● **EXERCISE**:
Copy out the records in full, word for word, without pictures.

● **TASK DATA**:
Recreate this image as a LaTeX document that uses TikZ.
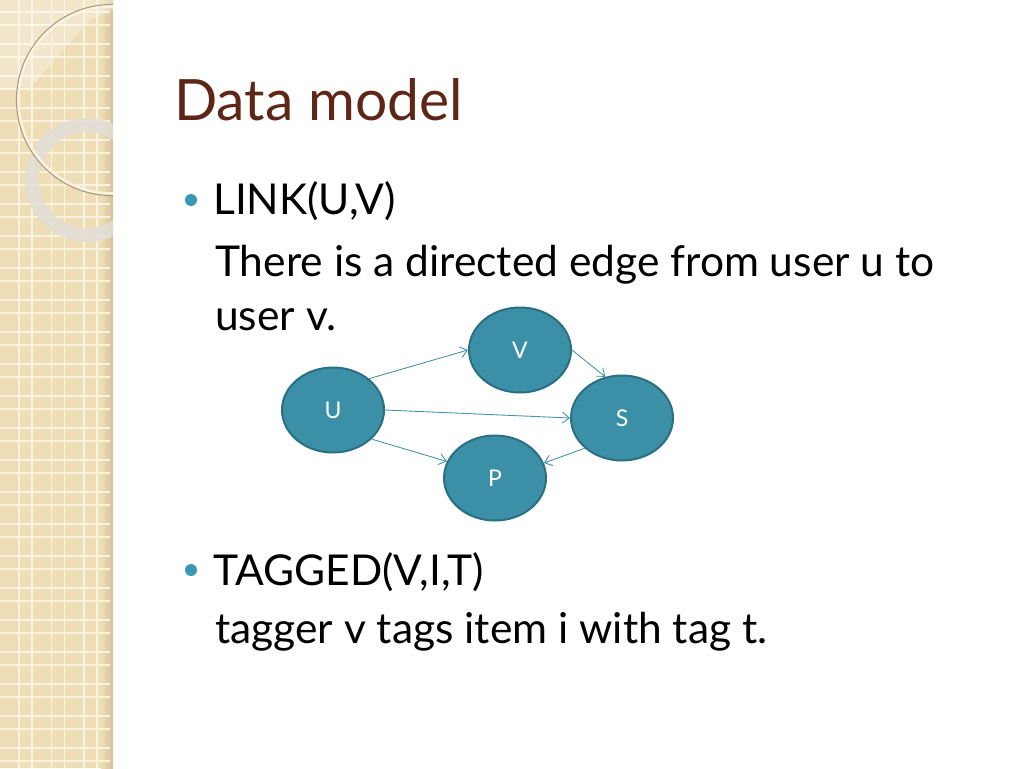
\documentclass[tikz,border=0pt]{standalone}
\usepackage{fontspec}
\setmainfont{Lato}
\usetikzlibrary{arrows.meta,shapes.geometric,positioning}

\definecolor{bandbg}{HTML}{EFDDB5}
\definecolor{bandline}{HTML}{FBF3E1}
\definecolor{bandshade}{HTML}{D6C39C}
\definecolor{ringcol}{HTML}{E2DED8}
\definecolor{titlecol}{HTML}{5E2617}
\definecolor{nodefill}{HTML}{3B8FA6}
\definecolor{nodeline}{HTML}{2A6F82}
\definecolor{edgecol}{HTML}{4A93A8}
\definecolor{bulletcol}{HTML}{3A98B5}

\begin{document}
\begin{tikzpicture}[x=1pt,y=-1pt,
  mynode/.style={draw=nodeline,line width=2pt,fill=nodefill,ellipse,
    minimum width=102pt,minimum height=85pt,inner sep=0pt,
    text=white,font=\fontsize{23}{26}\selectfont},
  arrow/.style={-{Straight Barb[length=7pt,width=11pt]},edgecol,line width=0.9pt},
  bodytext/.style={anchor=base west,inner sep=0pt,font=\fontsize{42.5}{48}\selectfont},
  bullet/.style={circle,fill=bulletcol,inner sep=0pt,minimum size=12pt}]

  \useasboundingbox (0,0) rectangle (1024,768);

  % left band
  \fill[bandbg] (0,0) rectangle (113,768);
  \shade[left color=bandbg,right color=bandshade] (101,0) rectangle (113,768);
  \foreach \k in {0,...,24} {
    \draw[bandline,line width=1.3pt] (0,32*\k+12) -- (110,32*\k+12);
    \draw[bandline,line width=1.3pt] (0,32*\k+25) -- (110,32*\k+25);
  }
  \foreach \k in {0,1,2} {
    \draw[bandline,line width=1.3pt] (32.5*\k+19,0) -- (32.5*\k+19,768);
    \draw[bandline,line width=1.3pt] (32.5*\k+32,0) -- (32.5*\k+32,768);
  }
  \begin{scope}
    \clip (0,0) rectangle (113,768);
    \fill[white,opacity=0.3] (0,0) -- (113,0) -- (113,10) -- (90,20)
      -- (30,88) -- (0,90) -- cycle;
    \draw[ringcol,opacity=0.85,line width=14pt] (87,180) circle (55);
    \draw[color=bandshade!80!black,line width=1.2pt] (112,100) circle (95.5);
    \draw[bandline,line width=2.5pt] (112,100) circle (93.5);
  \end{scope}

  % title and bullets
  \node[anchor=base west,inner sep=0pt,text=titlecol,
    font=\fontsize{57}{64}\selectfont] (title) at (174,120) {Data model};

  \node[bullet] (b1) at (191,200) {};
  \node[bodytext] (link) at (213,214) {LINK(U,V)};
  \node[bodytext] (linkdesc) at (215,276) {There is a directed edge from user u to};
  \node[bodytext] (linkdesc2) at (215,330) {user v.};

  \node[bullet] (b2) at (191,570) {};
  \node[bodytext] (tagged) at (213,585) {TAGGED(V,I,T)};
  \node[bodytext] (taggeddesc) at (215,643) {tagger v tags item i with tag t.};

  % graph
  \node[mynode] (U) at (333,410) {U};
  \node[mynode] (V) at (520,350) {V};
  \node[mynode] (S) at (622,418) {S};
  \node[mynode] (P) at (495,478) {P};

  \draw[arrow] (U.41) -- (V.180);
  \draw[arrow] (V.0) -- (S.112);
  \draw[arrow] (U.0) -- (S.180);
  \draw[arrow] (U.-37) -- (P.161);
  \draw[arrow] (S.219) -- (P.17);
\end{tikzpicture}
\end{document}
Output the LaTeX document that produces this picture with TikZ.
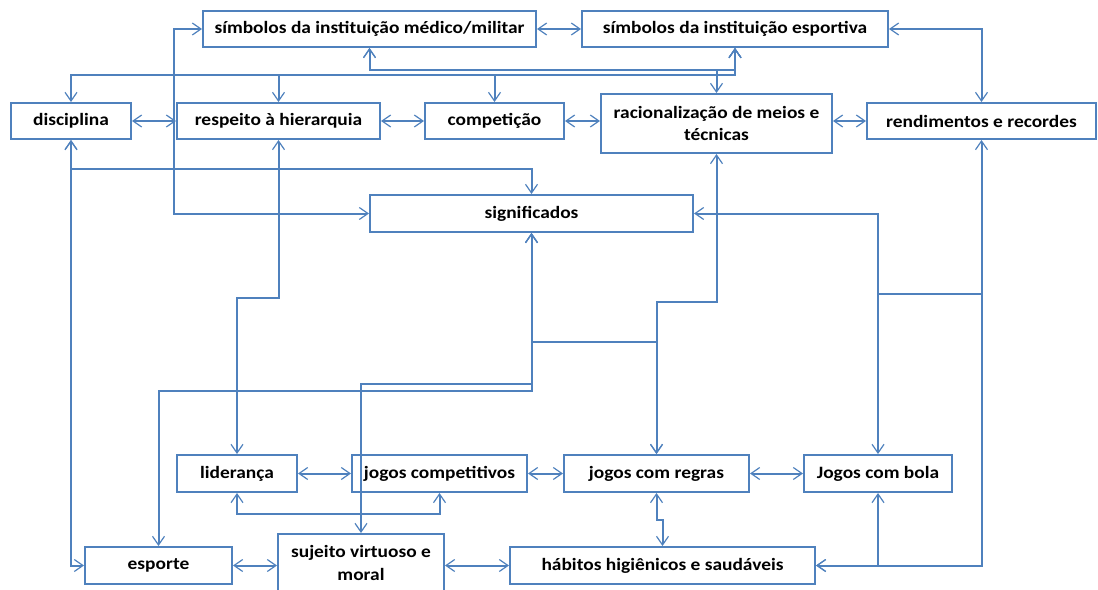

● **WRITTEN ANSWER**:
Recreate this image as a LaTeX document that uses TikZ.
\documentclass[tikz,border=0pt]{standalone}
\usepackage{fontspec}
\setmainfont{Lato}
\usetikzlibrary{arrows.meta,shapes.geometric,positioning}

\definecolor{bandbg}{HTML}{EFDDB5}
\definecolor{bandline}{HTML}{FBF3E1}
\definecolor{bandshade}{HTML}{D6C39C}
\definecolor{ringcol}{HTML}{E2DED8}
\definecolor{titlecol}{HTML}{5E2617}
\definecolor{nodefill}{HTML}{3B8FA6}
\definecolor{nodeline}{HTML}{2A6F82}
\definecolor{edgecol}{HTML}{4A93A8}
\definecolor{bulletcol}{HTML}{3A98B5}

\begin{document}
\begin{tikzpicture}[x=1pt,y=-1pt,
  mynode/.style={draw=nodeline,line width=2pt,fill=nodefill,ellipse,
    minimum width=102pt,minimum height=85pt,inner sep=0pt,
    text=white,font=\fontsize{23}{26}\selectfont},
  arrow/.style={-{Straight Barb[length=7pt,width=11pt]},edgecol,line width=0.9pt},
  bodytext/.style={anchor=base west,inner sep=0pt,font=\fontsize{42.5}{48}\selectfont},
  bullet/.style={circle,fill=bulletcol,inner sep=0pt,minimum size=12pt}]

  \useasboundingbox (0,0) rectangle (1024,768);

  % left band
  \fill[bandbg] (0,0) rectangle (113,768);
  \shade[left color=bandbg,right color=bandshade] (101,0) rectangle (113,768);
  \foreach \k in {0,...,24} {
    \draw[bandline,line width=1.3pt] (0,32*\k+12) -- (110,32*\k+12);
    \draw[bandline,line width=1.3pt] (0,32*\k+25) -- (110,32*\k+25);
  }
  \foreach \k in {0,1,2} {
    \draw[bandline,line width=1.3pt] (32.5*\k+19,0) -- (32.5*\k+19,768);
    \draw[bandline,line width=1.3pt] (32.5*\k+32,0) -- (32.5*\k+32,768);
  }
  \begin{scope}
    \clip (0,0) rectangle (113,768);
    \fill[white,opacity=0.3] (0,0) -- (113,0) -- (113,10) -- (90,20)
      -- (30,88) -- (0,90) -- cycle;
    \draw[ringcol,opacity=0.85,line width=14pt] (87,180) circle (55);
    \draw[color=bandshade!80!black,line width=1.2pt] (112,100) circle (95.5);
    \draw[bandline,line width=2.5pt] (112,100) circle (93.5);
  \end{scope}

  % title and bullets
  \node[anchor=base west,inner sep=0pt,text=titlecol,
    font=\fontsize{57}{64}\selectfont] (title) at (174,120) {Data model};

  \node[bullet] (b1) at (191,200) {};
  \node[bodytext] (link) at (213,214) {LINK(U,V)};
  \node[bodytext] (linkdesc) at (215,276) {There is a directed edge from user u to};
  \node[bodytext] (linkdesc2) at (215,330) {user v.};

  \node[bullet] (b2) at (191,570) {};
  \node[bodytext] (tagged) at (213,585) {TAGGED(V,I,T)};
  \node[bodytext] (taggeddesc) at (215,643) {tagger v tags item i with tag t.};

  % graph
  \node[mynode] (U) at (333,410) {U};
  \node[mynode] (V) at (520,350) {V};
  \node[mynode] (S) at (622,418) {S};
  \node[mynode] (P) at (495,478) {P};

  \draw[arrow] (U.41) -- (V.180);
  \draw[arrow] (V.0) -- (S.112);
  \draw[arrow] (U.0) -- (S.180);
  \draw[arrow] (U.-37) -- (P.161);
  \draw[arrow] (S.219) -- (P.17);
\end{tikzpicture}
\end{document}
Output the LaTeX document that produces this picture with TikZ.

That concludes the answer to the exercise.